Repeat the span of the entries below that starts at the line with "Write the matplotlib code for this chart." and ends at the line with "time = np.linspace(t_start, t_stop, n_samples)", nothing more. Skip the pictures.
+++ GIVEN RECORDS
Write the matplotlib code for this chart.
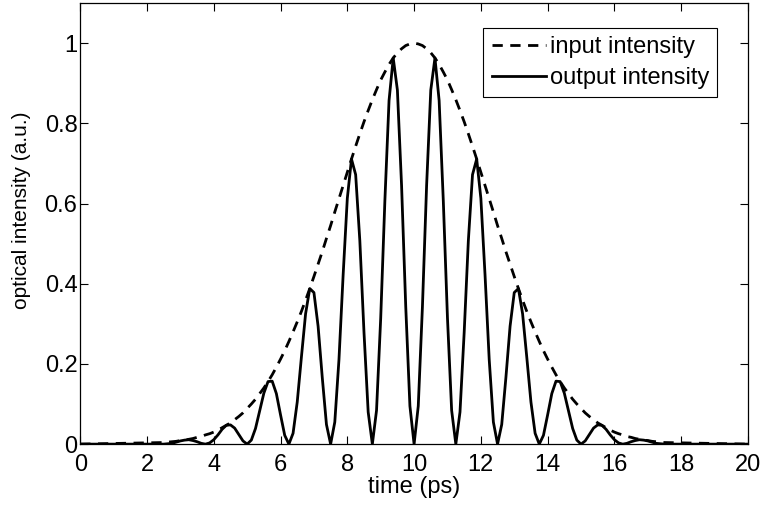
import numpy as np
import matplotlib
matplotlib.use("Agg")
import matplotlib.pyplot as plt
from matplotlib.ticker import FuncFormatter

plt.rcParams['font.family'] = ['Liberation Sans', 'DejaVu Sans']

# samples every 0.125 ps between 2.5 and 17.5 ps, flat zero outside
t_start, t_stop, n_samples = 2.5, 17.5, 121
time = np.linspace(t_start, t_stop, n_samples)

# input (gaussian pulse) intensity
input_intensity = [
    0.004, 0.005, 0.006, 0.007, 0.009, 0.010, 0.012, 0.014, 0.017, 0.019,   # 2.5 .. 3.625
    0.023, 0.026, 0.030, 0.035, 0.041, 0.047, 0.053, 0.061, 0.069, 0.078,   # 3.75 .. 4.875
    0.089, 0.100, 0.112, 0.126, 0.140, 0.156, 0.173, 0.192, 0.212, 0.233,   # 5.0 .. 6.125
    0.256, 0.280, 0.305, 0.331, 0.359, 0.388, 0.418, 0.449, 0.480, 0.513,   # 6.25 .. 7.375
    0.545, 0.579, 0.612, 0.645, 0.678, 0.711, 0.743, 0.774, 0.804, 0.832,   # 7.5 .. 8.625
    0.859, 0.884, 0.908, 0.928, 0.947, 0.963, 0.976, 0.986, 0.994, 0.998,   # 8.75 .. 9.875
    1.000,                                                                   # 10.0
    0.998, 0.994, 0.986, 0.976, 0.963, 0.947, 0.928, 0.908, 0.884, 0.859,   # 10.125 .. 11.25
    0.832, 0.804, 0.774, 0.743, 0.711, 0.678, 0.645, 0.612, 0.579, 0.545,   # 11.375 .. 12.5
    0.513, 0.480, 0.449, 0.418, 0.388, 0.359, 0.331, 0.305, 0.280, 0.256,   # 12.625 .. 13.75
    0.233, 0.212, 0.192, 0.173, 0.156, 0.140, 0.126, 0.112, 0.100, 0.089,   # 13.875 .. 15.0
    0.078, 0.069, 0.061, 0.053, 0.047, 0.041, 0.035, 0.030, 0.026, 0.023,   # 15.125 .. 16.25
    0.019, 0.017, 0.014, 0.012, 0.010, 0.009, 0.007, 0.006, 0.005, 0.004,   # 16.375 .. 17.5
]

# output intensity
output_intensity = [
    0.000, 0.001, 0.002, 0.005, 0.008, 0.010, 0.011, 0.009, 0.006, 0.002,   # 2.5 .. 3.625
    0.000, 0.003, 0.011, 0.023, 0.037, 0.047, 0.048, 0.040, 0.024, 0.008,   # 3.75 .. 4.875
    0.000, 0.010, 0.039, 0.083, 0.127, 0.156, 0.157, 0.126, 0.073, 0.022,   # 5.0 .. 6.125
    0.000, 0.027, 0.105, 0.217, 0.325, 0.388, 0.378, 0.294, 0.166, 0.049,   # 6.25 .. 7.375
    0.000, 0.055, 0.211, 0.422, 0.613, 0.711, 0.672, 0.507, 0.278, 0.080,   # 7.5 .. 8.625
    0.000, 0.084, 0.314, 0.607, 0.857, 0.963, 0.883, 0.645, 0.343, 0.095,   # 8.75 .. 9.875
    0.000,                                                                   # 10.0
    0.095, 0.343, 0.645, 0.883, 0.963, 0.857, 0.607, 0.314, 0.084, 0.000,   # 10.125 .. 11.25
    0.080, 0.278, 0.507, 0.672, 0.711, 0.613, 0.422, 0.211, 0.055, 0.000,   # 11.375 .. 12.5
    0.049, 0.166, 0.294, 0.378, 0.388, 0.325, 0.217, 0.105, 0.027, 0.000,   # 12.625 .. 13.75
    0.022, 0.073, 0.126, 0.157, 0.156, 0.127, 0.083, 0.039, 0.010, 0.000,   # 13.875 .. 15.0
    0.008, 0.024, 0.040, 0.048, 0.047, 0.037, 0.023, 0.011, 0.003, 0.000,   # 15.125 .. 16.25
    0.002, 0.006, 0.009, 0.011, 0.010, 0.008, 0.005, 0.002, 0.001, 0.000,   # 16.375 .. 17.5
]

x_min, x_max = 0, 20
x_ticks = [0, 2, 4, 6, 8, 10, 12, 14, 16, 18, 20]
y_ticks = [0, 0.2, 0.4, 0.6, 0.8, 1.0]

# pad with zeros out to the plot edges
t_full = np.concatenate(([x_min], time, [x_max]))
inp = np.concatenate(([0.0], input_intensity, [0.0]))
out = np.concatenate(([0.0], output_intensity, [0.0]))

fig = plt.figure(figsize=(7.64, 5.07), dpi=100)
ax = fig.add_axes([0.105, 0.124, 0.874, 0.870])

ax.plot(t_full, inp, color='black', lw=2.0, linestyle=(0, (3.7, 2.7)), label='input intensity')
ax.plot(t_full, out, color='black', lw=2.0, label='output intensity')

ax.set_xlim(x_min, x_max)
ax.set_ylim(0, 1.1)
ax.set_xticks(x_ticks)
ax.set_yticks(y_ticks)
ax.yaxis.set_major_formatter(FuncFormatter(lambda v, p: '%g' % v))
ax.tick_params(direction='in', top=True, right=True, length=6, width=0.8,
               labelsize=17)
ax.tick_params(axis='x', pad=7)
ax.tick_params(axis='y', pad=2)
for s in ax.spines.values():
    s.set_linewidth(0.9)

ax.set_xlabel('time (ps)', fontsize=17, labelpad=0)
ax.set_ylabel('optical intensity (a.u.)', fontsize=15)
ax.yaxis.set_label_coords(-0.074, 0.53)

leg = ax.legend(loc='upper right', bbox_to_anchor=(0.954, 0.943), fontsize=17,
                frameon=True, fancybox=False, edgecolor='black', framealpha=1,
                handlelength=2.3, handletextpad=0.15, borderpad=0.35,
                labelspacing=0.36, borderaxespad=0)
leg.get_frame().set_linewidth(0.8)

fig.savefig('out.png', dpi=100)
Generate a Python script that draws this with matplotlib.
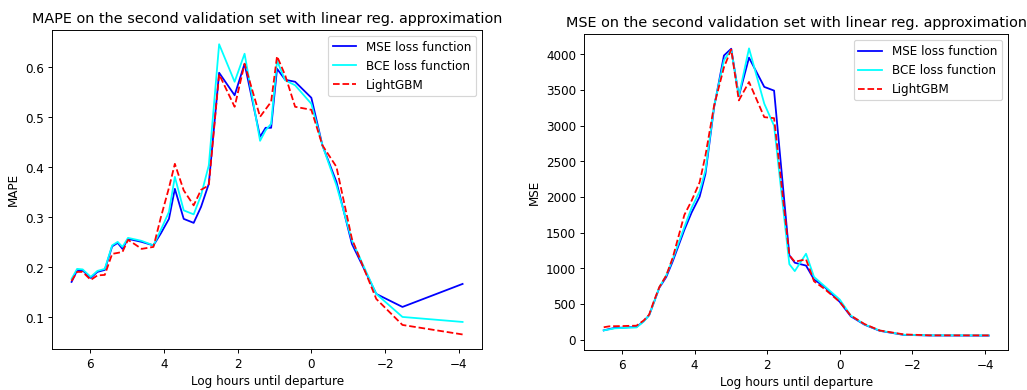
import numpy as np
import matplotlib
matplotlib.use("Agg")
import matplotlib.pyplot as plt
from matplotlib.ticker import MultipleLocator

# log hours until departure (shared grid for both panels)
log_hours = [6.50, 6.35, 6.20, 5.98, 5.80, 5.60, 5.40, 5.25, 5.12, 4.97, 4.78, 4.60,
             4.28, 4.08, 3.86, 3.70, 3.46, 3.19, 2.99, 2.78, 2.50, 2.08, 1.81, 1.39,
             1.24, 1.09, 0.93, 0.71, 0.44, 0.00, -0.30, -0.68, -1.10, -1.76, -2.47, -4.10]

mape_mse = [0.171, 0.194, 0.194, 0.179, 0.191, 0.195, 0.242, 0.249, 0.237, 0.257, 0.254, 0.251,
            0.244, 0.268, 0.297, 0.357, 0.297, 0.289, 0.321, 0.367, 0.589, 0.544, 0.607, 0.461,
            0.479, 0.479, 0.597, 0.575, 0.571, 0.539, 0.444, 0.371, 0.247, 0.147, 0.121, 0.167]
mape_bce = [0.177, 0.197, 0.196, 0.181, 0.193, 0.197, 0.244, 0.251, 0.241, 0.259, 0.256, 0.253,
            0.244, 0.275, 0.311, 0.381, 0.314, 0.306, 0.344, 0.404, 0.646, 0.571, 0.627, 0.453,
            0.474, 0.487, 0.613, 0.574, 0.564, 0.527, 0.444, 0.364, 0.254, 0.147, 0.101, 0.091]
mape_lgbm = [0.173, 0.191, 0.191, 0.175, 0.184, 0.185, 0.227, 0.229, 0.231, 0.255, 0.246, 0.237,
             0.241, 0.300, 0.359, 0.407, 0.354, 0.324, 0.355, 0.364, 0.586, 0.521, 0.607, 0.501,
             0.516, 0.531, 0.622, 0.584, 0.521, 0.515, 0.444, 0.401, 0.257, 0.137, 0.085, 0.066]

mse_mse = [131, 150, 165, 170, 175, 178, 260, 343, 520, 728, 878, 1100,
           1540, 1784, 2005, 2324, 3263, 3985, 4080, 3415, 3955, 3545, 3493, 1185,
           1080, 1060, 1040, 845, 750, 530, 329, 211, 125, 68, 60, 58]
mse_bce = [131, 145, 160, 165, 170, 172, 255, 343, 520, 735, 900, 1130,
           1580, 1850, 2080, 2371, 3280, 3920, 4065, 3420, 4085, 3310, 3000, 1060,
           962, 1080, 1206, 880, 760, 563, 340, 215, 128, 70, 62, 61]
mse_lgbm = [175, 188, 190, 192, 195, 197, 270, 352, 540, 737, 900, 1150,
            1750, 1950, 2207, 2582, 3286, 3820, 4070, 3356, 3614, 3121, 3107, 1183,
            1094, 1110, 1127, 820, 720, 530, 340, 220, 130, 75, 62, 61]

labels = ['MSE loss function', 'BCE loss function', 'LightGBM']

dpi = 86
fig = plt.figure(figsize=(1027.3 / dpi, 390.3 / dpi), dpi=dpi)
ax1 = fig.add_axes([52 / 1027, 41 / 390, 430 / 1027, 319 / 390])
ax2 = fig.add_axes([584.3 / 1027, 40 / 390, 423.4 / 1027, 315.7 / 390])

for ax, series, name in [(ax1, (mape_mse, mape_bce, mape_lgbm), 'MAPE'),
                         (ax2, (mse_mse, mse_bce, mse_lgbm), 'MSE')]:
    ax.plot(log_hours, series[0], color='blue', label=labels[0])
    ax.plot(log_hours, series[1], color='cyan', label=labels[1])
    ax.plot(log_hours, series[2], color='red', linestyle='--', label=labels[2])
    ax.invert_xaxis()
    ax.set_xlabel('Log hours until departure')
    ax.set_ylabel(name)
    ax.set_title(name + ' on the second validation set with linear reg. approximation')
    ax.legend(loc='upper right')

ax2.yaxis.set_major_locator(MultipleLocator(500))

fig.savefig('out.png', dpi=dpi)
++++++
+++ GIVEN RECORDS
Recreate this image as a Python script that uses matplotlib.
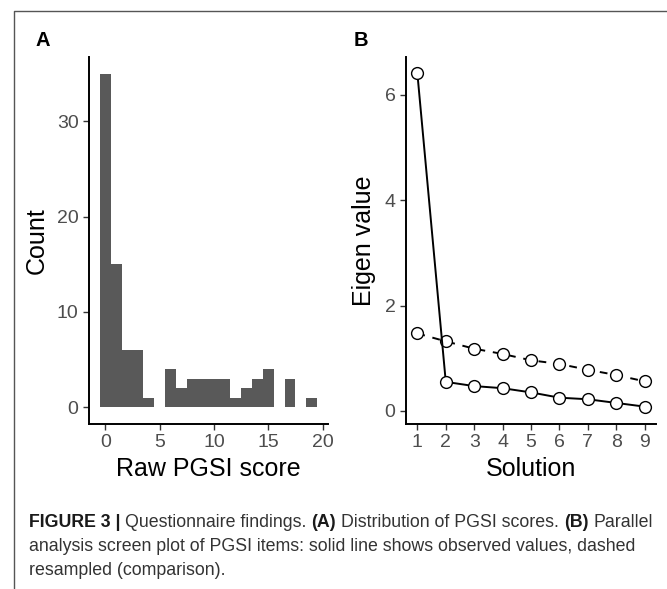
++++++
+++ GIVEN RECORDS
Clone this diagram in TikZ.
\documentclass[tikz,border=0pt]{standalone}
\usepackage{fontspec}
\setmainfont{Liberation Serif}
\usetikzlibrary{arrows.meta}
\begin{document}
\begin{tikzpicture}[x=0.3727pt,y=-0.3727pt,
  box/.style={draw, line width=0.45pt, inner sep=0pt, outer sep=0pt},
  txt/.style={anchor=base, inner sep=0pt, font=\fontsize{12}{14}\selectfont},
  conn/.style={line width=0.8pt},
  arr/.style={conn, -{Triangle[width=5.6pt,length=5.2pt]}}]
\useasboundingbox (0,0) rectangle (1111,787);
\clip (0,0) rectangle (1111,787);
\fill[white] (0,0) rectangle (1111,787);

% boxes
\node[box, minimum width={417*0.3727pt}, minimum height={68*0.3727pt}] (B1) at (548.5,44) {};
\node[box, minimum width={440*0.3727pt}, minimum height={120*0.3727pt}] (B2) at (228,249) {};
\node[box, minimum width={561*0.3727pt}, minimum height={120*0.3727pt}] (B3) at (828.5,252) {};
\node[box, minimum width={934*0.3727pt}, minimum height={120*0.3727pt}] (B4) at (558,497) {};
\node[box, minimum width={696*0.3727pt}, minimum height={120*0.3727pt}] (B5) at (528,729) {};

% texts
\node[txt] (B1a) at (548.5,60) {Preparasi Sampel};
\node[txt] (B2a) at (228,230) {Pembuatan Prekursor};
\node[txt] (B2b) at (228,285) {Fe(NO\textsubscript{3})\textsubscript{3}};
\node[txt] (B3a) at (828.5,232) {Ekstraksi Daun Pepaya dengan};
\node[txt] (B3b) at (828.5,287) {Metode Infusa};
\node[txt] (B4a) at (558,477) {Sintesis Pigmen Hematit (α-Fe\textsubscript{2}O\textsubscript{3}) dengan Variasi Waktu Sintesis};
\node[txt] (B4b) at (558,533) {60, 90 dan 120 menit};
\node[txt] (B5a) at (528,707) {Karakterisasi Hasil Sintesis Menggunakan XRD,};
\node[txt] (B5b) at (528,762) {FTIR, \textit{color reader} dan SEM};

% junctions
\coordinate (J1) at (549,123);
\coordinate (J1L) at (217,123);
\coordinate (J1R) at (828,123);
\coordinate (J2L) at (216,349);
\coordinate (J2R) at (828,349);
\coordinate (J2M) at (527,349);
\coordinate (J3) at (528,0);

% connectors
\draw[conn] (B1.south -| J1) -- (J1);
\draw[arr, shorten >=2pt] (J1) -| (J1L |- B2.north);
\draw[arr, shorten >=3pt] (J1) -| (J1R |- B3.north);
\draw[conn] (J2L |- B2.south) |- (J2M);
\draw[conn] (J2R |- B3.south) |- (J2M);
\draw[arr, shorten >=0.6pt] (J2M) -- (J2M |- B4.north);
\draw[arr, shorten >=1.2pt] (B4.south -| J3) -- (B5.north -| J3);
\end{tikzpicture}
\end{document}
++++++
REPLY TO THE EXERCISE:
Write the matplotlib code for this chart.
import numpy as np
import matplotlib
matplotlib.use("Agg")
import matplotlib.pyplot as plt
from matplotlib.ticker import FuncFormatter

plt.rcParams['font.family'] = ['Liberation Sans', 'DejaVu Sans']

# samples every 0.125 ps between 2.5 and 17.5 ps, flat zero outside
t_start, t_stop, n_samples = 2.5, 17.5, 121
time = np.linspace(t_start, t_stop, n_samples)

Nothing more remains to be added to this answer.